Transient, Fleeting: The World of Ishimoto Yasuhiro part 10

Chicago, Snow and Car, c. 1950 ©Kochi Prefecture, Ishimoto Yasuhiro Photo Center

Chicago Snow Designs

In the proliferating Japanese cities where architecture happens randomly and regardless of how a building integrates into its environment, and everyone puts up giant billboards for himself in order to stand out, urban planning is largely unrelated to aesthetic aspects. To the eyes of foreigners, the cities built on the principle of not adopting any principle seem to look rather interesting as uniquely novel Japanese urban landscapes.

Even sceneries that are normally an eyesore naturally turn into beautiful temporary designs once they are snow-covered and uniformly white. Nonetheless, when the snow melts it leaves behind nothing but mud, and all the beauty is ungilded in the blink of an eye. But still, for the little while of its existence, the snowy landscape is beautiful – sometimes certainly even more so than a natural landscape of rivers and mountains. It seems to have a somewhat soothing effect on the human soul. Snow is perhaps able to calm the noise that involuntarily enters our field of vision and stirs us up.

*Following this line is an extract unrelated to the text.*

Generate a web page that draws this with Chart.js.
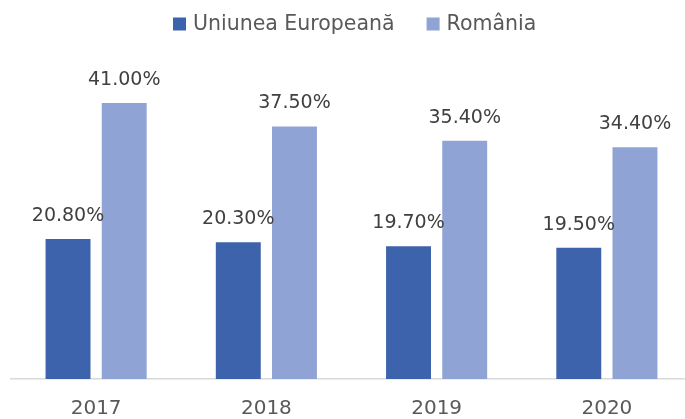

American cars of the 1940s are characterized by elegantly curved forms and voluminous dimensions, and when covered with the right amount of snow, they reveal truly artistic shapes. This is a photo that Ishimoto shot during his time as a student in Chicago. It looks extremely stylish, even sublime. Beautiful also from a design perspective, the scenery looks as if it was a typical sight in the Chicago winter, but as it turns out, this kind of subtle snow design seems to be rather rare. There is just too much snow. The photo was taken “one day” when the cars were beautifully dusted with snow, and there didn’t seem to be anyone around.

When he took the pictures for this series, Ishimoto was having the Weeds in Snow, one of only three photographs by his former teacher Harry Callahan that he got to see as a student, in mind. Ishimoto explains that, as Callahan’s photo was basically all white, with only a few weeds sticking out of a layer of snow, his idea was to “do the opposite – white on top of black.”

This series includes numerous pictures of snow-covered cars, as well as other plastic depictions of snow on reliefs in massive wooden doors, on steel fences, at the feet of stairs, and other sceneries that suggest marvelous collaborations between man (-made) and nature (snow).

This winter, the first snow came earlier than in average years, and even in Kochi, where snowy landscapes are normally a rarity, the end of last year (December 2005) saw the second highest snow level on record. Maybe we will have the chance to see beautiful snow designs also in Kochi this year.